9 In the wars against, respectively, Eugenius and the Goths.


Thayer's Notes:

a This one passage best points out just how great yet transient were Stilicho's achievements: none of these problems ever really went away, but even to have attacked all three simultaneously with a measure of temporary success is unique in European history.

The Rhine frontier and the wars between Gaul and Germany have been the chief destabilizing factor on the continent. Once the Roman empire in the West collapsed, two generations after Stilicho, tribes poured into Gaul from Germany for a few centuries; then a great solution was found, and uneasily maintained for 600 years, that of the buffer state of Lotharingia then Burgundy until its collapse in turn; the devastating series of wars followed that we all know, from the Thirty Years' War to Louis XIV's ruthless invasions and dismantling of Germany, to much the same from Napoleon, to the series of German reprisals in 1870, 1914, and 1940; and a third solution, brought to you by the Adenauer-De Gaulle talks that led to the treaty of 1963, in which Gaul and Germany sought no longer to partition Europe but to rule her jointly — a solution that appears no more stable than the others, since not all Europeans want to be dominated by a Franco-German axis, and already now we see signs of chafing under the yoke.

Spain's worst troubles with the Moors still lay ahead, of course: Moslem religious imperialism reduced Spain to 800 years of subjection.

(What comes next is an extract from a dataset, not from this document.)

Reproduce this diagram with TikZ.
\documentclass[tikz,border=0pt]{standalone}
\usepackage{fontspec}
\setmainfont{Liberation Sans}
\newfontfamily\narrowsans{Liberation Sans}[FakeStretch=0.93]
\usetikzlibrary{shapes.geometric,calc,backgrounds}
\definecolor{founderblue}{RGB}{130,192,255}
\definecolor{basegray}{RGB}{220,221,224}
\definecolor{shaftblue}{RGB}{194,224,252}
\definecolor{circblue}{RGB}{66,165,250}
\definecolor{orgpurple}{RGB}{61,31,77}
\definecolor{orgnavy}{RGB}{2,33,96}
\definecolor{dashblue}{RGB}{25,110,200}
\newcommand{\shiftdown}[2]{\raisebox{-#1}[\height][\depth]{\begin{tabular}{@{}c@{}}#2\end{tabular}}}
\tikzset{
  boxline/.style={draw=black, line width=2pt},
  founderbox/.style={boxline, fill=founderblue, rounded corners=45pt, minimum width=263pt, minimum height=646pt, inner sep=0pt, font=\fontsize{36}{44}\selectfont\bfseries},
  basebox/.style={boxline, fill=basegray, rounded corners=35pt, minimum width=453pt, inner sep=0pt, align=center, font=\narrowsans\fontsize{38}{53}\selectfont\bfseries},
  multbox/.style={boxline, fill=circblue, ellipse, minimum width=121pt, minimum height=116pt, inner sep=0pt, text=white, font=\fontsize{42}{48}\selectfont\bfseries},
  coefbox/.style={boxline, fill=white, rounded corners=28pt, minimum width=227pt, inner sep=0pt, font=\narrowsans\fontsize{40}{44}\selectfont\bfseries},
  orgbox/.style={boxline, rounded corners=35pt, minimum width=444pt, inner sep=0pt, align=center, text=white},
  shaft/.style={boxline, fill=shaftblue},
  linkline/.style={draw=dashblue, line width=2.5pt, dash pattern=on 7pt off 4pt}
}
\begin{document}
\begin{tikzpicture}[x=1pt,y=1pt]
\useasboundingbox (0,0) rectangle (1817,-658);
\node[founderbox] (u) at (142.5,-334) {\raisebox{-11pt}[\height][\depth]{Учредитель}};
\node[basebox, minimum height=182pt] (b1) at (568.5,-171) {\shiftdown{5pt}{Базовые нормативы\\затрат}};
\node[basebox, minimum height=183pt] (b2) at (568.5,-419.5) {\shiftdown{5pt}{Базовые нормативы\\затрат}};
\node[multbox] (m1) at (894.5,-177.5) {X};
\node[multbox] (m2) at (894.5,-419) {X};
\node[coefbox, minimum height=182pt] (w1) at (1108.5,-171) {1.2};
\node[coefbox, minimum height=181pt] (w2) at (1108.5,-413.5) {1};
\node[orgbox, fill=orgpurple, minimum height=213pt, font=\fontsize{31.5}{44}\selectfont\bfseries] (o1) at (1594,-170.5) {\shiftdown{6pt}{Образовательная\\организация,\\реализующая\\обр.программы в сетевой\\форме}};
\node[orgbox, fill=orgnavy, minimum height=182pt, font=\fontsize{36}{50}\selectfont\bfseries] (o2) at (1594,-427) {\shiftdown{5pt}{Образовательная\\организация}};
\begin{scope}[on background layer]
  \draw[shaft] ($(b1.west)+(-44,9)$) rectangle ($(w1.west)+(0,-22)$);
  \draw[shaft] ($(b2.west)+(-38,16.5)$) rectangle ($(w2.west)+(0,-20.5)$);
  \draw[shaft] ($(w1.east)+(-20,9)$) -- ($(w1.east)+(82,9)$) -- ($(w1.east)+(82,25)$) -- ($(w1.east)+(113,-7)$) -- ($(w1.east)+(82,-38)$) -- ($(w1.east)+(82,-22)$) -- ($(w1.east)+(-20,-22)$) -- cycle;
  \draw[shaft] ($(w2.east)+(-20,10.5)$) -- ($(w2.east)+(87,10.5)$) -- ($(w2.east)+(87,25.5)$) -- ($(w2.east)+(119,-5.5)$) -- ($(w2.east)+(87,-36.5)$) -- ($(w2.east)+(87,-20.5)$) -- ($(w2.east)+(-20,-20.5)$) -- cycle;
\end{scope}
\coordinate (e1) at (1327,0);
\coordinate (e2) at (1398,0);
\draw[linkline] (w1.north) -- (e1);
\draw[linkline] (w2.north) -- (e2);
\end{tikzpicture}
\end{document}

The antidote was a mirror imperialism stiffened by the great bulwark of Catholicism; as Christianity appears to slough off into irrelevancy, there is every indication that the Moslems and Moors are gaining ground in Spain (and elsewhere in Europe).

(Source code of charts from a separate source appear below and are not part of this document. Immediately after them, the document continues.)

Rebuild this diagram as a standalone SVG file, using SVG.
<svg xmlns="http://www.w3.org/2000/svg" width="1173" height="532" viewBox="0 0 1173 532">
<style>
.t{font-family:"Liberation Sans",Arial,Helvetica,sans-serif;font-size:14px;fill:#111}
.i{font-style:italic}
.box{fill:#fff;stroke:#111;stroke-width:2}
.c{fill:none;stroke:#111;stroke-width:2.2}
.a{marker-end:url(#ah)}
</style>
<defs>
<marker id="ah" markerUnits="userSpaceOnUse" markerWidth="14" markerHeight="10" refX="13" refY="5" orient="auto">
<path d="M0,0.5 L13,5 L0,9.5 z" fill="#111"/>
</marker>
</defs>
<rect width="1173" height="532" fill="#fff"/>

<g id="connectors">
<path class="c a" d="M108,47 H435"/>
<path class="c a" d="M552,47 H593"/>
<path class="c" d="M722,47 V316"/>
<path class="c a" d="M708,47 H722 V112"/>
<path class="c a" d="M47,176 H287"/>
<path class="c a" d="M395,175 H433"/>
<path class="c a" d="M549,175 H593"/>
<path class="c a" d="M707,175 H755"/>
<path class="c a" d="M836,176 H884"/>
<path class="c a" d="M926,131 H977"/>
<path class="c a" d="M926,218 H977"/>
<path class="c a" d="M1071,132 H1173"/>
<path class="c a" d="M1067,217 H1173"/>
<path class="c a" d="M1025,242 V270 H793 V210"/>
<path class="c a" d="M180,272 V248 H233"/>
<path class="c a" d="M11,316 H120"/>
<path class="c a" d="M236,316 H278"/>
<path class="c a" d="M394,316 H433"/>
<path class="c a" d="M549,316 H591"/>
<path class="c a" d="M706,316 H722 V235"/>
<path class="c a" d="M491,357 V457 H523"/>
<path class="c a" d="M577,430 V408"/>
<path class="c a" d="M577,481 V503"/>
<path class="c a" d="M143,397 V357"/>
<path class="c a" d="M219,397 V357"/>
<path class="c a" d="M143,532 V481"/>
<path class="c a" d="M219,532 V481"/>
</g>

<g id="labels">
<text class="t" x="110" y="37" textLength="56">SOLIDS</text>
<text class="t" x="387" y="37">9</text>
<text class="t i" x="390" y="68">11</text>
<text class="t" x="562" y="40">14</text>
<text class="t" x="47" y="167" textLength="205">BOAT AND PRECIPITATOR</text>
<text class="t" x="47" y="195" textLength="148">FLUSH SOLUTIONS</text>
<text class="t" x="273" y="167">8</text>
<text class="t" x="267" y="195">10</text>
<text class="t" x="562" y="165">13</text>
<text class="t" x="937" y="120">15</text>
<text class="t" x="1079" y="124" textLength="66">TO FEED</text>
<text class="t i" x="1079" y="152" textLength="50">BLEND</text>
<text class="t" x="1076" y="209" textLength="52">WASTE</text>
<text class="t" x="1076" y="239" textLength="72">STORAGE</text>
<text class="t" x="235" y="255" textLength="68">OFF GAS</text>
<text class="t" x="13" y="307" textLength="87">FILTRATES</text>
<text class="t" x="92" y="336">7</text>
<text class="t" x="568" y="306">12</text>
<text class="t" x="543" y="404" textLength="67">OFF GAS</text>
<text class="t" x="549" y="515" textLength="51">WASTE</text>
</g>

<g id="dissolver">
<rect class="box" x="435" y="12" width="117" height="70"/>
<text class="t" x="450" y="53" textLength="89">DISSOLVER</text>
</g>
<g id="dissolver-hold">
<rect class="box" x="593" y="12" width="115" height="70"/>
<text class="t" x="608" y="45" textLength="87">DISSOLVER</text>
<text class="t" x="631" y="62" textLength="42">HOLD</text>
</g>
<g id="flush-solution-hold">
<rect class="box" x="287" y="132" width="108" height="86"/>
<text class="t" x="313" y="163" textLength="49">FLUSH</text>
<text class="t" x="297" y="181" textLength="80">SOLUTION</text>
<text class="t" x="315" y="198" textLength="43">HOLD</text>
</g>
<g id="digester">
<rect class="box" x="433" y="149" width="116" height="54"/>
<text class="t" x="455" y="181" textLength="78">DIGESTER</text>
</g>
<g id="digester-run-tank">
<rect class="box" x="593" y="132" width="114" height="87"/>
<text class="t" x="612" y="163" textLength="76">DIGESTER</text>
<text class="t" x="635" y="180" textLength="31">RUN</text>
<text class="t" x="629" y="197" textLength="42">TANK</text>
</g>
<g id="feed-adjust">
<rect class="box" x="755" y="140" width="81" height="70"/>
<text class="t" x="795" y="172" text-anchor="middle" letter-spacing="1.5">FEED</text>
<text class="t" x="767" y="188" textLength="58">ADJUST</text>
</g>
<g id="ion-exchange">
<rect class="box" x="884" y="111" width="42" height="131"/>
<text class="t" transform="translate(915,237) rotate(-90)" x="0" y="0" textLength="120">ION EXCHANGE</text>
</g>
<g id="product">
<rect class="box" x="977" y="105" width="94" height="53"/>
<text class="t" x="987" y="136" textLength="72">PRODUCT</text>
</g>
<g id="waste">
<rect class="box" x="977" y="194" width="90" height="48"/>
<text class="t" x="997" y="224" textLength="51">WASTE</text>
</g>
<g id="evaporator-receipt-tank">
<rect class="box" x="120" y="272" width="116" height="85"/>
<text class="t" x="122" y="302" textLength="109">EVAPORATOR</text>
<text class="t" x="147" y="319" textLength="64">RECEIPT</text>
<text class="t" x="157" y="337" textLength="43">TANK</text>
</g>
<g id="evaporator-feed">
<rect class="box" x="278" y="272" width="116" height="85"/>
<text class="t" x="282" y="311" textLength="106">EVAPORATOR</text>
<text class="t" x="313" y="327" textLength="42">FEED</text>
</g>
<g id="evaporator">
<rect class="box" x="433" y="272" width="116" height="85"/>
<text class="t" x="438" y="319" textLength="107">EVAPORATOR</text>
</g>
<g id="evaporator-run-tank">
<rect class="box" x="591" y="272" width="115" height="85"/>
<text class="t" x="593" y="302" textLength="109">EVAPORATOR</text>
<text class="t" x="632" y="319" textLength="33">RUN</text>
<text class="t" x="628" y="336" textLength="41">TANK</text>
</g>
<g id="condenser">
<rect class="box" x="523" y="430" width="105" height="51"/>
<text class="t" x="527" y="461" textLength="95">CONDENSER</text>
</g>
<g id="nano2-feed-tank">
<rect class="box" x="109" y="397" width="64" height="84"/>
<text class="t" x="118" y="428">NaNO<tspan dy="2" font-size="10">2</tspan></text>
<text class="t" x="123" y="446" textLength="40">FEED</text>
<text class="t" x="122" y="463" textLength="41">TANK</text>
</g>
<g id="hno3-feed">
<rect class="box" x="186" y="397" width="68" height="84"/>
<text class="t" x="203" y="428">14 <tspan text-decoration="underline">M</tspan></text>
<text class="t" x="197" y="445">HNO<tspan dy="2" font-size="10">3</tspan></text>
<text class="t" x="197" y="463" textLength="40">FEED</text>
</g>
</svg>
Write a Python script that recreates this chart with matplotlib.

The related problem of African piracy and raids has in the past been less important, but nonetheless a persistent thorn to civilization, from the raids on Italy in the 8th and 9th centuries (including the desecration of St. Peter's tomb in Rome) that was one of the main triggers of the Crusades, to the Afro-Moslem and Turkish piracies after the fall of Constantinople that were checked by Lepanto, winked at by Louis XIV, fought by the United States in its war against the Barbary Pirates and solved for a while by the French occupation of most of North Africa in the 19th century. In our own time, however, of the three problems Claudian credits Stilicho with solving, this is currently the worst, not only the resumed piracies and hijackings, but with 15% of the population of France, to take example, being in fact a fifth column of Africans and Moslems that now exert a significant pressure on the policy of the French government — and the unassimilated African presence in other countries of Europe not far behind.

b This too is calling victory too soon; St. Boniface was still fighting German worship of trees in the early 8c and merely succeeded in converting it into our familiar Christmas tree custom.

c See the interesting (and illustrated) pages Garamantes and Nasamones at Livius.

d The constellation Orion was considered rainy by many ancient peoples, for several possible reasons, but only one plausible, viz., that when you saw it in the evening, it was the beginning of winter, which in the warm climates of classical Antiquity means storms and rains. For details, see R. H. Allen on Star Names, p306.